Why we think of games as art is its own post at least, so I'll slide over it for now. Suffice to say, we find that occasionally a game comes along that evokes emotion in us that feels authentic, that shows us a perspective that's new to us. This is a crappy definition of "art," but it's a reasonable criterion for good art. Like all art, then, we try to explore the boundaries between two things: what we can communicate about both the technique and experience of art (for the sake of better producing/experiencing it), and what is beautiful to us because it is not communicable, because we can only experience it through the medium. We want to talk about how to make good games, but if we could get the experience of the game by talking about it, we'd never have to make them. This is why good writers read a lot of books and good filmmakers watch a lot of movies: part of what's great about the medium is what we don't know how to describe.

But the post about "why games are art" will fumble with what we can't say. This post is for fumbling with what we can say.

Video games, like other media, require formula and precision. The tools of our craft aren't really comparable with those of other media, however. If an author wants to adjust pace, he can change the length of sentences, choose words that flow together, cut dialogue. A filmmaker can examine where his cuts are and which scenes can be combined, expanded, or removed. A game maker may have to do similar things, but also needs to adjust game balance and difficulty, must tune puzzles so that they remain enjoyably complex without slowing things down, change up their level design so that new areas are interesting, must adjust a monster's difficulty so that they seem legitimately scary but don't frustrate the player by killing her constantly. As I've just demonstrated, games already have some language particular to them; balance, level design, and difficulty are all established terms with a particular meaning for game developers and players. And as I've just demonstrated, a language particular to games is necessary because there are a lot of concepts particular to games, like these. If you compare the language to film to that of novels, you'll find similarities simply because they're both vehicles for narrative, but you'll also find a lot of differences because movies can do things books can't (and of course, vice versa). If you're going to have meaningful conversations about movies, you'll need to have some words and phrases that mean something particular to the medium. So, too, with video games.

So then the question is: why do we want to talk about games like this? And the answer is really about quality. If we want to have higher quality games - whether that's higher quality visuals, design, play, story, execution - we need to be able to talk about them, we need our own language, and theory, and criticism. Ours is a very complicated medium. We have a lot of rules about narrative to obey, and many more to learn if we want to tell really compelling stories. We have rules about how character's abilities interact with one another. We have code. We have bug testing. We have to account for an audience whose personal skill at our kind of game affects whether they enjoy the experience, or even encounter all of it. We have a lot of rules about balance and pacing and level design, and even if they're not written in stone, they are (much like rules of film or writing) essential to know if you want to experiment in a meaningful way. The better able we are to communicate about these things, the firmer the foundation of the medium will be - developers will have more to work with, and gamers will be better able to think critically about what they're playing.
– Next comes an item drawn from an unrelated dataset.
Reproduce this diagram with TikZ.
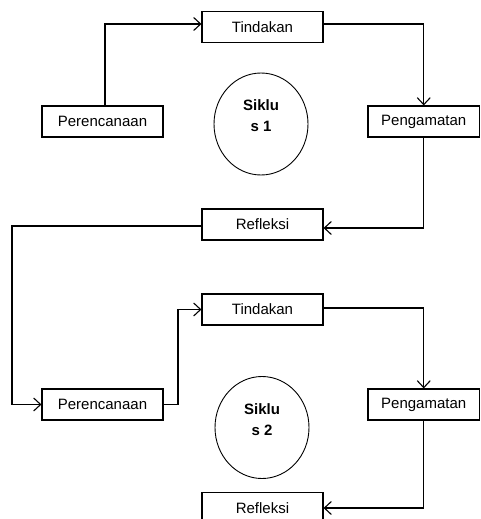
\documentclass[tikz,border=0pt]{standalone}
\usepackage{fontspec}
\setmainfont{Liberation Sans}
\usetikzlibrary{arrows.meta,shapes.geometric}
\begin{document}
\begin{tikzpicture}[x=1pt,y=-1pt,
  box/.style={draw,line width=1.1pt,minimum width=121pt,minimum height=31pt,inner sep=0pt,font=\fontsize{15}{18}\selectfont},
  rbox/.style={box,minimum width=111.5pt},
  cyc/.style={draw,line width=0.9pt,ellipse,minimum width=94pt,minimum height=102pt,inner sep=0pt},
  cyctext/.style={align=center,inner sep=0pt,font=\fontsize{15}{21}\selectfont\bfseries},
  arr/.style={line width=1.1pt,-{Straight Barb[length=7pt,width=13pt,line width=1.1pt]}}]
\useasboundingbox (0,0) rectangle (480,519);
% cycle 1
\node[box] (T1) at (262.5,27) {Tindakan};
\node[box] (P1) at (102.5,121.5) {Perencanaan};
\node[rbox] (G1) at (423.75,121.5) {Pengamatan};
\node[box] (R1) at (262.5,224.5) {Refleksi};
\node[cyc] (E1) at (261,124) {};
\node[cyctext] (L1) at ([yshift=8pt]E1.center) {Siklu\\s 1};
% cycle 2
\node[box] (T2) at (262.5,309.5) {Tindakan};
\node[box] (P2) at (102.5,404.5) {Perencanaan};
\node[rbox] (G2) at (423.75,404.5) {Pengamatan};
\node[box] (R2) at (262.5,508) {Refleksi};
\node[cyc] (E2) at (262,427.5) {};
\node[cyctext] (L2) at ([yshift=8pt]E2.center) {Siklu\\s 2};
% connectors
\coordinate (c1) at (12,226);
\coordinate (c2) at (178,404.5);
\draw[arr] ([xshift=2.5pt]P1.north) |- ([yshift=3pt]T1.west);
\draw[arr] ([yshift=3pt]T1.east) -| (G1.north);
\draw[arr] (G1.south) |- ([yshift=-3.5pt]R1.east);
\draw[arr] ([yshift=-1.5pt]R1.west) -- (c1) |- (P2.west);
\draw[arr] (P2.east) -- (c2) |- (T2.west);
\draw[arr] ([yshift=1.5pt]T2.east) -| (G2.north);
\draw[arr] (G2.south) |- (R2.east);
\end{tikzpicture}
\end{document}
This may come off as kind of elitist, but it isn't meant to be.  A lot of movies, books, and games are pretty frivolous, and their creators didn't intend them to be particularly deep, and that's fine. Great, even; sometimes I don't want a complicated narrative, I just want something to occupy my attention and help me zone out a little. But for those of us who have genuinely felt moved by a game, that won't be enough all the time. Without that language to communicate about and refine our games, without being able to talk with one another (as well as storytellers of other kinds!), we're not going to find that spark. Sometimes, somebody jots something down in a notebook without thinking about it too hard or ever revising it, and it's brilliant. But talk to most writers or artists of any kind and they'll tell you that more often, success comes from studying what works well, alone and with others, and using that as a starting point for experimentation. The more we pursue a language that lets us do that, the better our games will be.